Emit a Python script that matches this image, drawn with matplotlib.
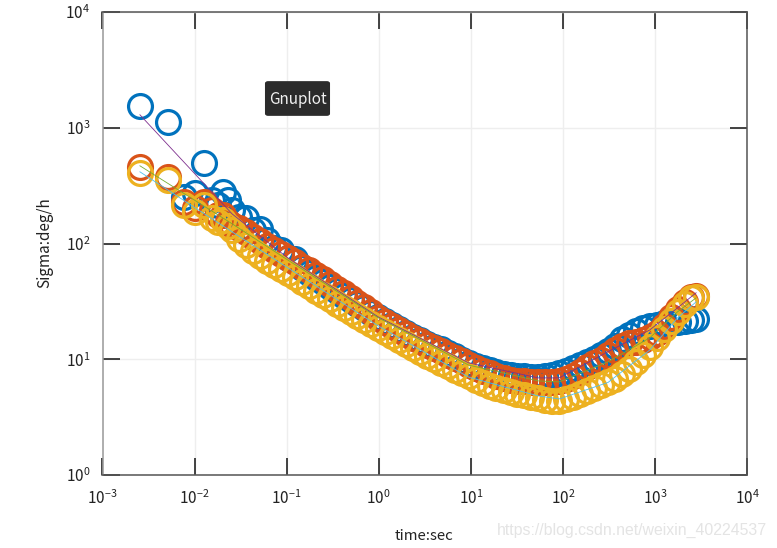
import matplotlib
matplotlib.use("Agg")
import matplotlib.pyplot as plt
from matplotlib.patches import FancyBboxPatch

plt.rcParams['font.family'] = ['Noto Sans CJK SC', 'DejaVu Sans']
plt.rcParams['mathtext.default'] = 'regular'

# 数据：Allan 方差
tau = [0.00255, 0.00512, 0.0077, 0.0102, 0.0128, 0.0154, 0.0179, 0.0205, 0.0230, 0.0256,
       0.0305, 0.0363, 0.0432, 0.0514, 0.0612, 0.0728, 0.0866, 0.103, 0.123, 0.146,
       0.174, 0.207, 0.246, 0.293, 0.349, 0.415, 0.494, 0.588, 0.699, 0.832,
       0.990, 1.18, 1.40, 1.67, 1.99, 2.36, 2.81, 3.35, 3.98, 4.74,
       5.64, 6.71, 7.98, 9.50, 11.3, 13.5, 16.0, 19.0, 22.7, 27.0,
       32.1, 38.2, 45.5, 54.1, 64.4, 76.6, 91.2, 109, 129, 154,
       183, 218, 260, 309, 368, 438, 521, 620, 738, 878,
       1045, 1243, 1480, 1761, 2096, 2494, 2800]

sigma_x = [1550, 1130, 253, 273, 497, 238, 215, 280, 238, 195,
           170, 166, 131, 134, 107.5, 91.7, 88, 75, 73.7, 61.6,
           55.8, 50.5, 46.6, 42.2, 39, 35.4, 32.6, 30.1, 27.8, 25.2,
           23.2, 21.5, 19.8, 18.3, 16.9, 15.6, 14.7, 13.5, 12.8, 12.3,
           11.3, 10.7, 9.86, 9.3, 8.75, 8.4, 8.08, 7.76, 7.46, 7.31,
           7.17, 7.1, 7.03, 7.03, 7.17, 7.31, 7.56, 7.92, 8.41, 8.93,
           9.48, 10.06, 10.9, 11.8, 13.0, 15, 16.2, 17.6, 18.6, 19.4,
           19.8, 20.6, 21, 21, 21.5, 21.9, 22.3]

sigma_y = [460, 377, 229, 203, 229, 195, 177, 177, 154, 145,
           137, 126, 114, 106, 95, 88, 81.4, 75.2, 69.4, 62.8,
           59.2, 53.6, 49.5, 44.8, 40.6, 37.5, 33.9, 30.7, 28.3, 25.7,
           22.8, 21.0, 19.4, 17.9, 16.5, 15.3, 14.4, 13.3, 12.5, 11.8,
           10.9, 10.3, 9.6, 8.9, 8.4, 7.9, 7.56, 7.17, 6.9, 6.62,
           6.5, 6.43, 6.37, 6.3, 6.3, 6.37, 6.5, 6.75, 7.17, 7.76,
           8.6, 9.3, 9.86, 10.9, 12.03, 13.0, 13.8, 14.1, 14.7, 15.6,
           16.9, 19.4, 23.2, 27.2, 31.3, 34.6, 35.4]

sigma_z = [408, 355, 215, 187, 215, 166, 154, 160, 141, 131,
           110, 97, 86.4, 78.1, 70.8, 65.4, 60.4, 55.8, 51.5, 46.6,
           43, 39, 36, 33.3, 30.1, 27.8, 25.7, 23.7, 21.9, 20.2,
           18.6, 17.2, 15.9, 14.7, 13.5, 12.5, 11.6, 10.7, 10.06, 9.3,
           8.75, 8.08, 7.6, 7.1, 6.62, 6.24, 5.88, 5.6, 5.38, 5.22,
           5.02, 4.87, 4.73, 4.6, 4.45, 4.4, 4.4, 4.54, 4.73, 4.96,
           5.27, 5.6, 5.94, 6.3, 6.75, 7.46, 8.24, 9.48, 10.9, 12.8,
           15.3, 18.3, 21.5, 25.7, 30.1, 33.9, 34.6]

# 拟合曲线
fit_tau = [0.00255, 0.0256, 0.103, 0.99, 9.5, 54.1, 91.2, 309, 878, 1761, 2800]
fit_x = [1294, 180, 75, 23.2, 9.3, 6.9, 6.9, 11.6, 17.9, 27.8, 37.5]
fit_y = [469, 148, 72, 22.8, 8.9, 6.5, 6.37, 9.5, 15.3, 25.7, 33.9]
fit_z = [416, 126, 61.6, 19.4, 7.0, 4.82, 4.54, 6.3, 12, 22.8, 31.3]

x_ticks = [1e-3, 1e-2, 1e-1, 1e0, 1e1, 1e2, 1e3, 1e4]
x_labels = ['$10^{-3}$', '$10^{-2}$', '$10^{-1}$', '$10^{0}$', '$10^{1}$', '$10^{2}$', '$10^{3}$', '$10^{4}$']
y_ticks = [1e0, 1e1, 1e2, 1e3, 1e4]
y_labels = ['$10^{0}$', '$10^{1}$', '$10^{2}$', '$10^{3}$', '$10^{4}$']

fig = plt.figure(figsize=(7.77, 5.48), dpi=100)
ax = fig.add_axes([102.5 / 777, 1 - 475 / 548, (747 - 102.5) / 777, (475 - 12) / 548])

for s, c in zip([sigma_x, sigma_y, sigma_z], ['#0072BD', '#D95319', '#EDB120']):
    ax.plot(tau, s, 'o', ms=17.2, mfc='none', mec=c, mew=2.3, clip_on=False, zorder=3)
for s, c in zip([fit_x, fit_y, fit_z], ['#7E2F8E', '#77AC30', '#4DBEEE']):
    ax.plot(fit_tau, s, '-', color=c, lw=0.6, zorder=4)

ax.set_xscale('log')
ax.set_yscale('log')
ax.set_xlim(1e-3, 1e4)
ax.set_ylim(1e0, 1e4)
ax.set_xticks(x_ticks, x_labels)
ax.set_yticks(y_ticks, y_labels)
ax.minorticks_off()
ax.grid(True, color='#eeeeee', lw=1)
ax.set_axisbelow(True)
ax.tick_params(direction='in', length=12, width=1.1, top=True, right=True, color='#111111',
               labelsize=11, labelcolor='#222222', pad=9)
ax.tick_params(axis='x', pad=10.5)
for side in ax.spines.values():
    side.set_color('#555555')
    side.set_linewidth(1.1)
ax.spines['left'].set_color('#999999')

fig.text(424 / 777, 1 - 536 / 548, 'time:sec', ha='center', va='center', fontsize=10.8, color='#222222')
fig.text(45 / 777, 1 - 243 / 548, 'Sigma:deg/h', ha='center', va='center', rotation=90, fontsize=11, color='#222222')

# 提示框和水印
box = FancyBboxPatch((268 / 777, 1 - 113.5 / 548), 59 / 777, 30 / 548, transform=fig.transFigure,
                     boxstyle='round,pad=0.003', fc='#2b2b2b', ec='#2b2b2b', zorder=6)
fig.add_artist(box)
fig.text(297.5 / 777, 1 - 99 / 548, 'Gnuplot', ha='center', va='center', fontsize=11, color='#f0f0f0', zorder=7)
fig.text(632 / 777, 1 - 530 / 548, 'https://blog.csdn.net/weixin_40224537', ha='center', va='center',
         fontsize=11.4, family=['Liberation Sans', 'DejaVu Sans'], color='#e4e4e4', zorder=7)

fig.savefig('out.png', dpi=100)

==================================================

Reproduce exactly the run of lines that opens the listing and closes with the line holding "plt.rcParams['mathtext.default'] = 'regular'". Pictures are excluded.

Emit a Python script that matches this image, drawn with matplotlib.
import matplotlib
matplotlib.use("Agg")
import matplotlib.pyplot as plt
from matplotlib.patches import FancyBboxPatch

plt.rcParams['font.family'] = ['Noto Sans CJK SC', 'DejaVu Sans']
plt.rcParams['mathtext.default'] = 'regular'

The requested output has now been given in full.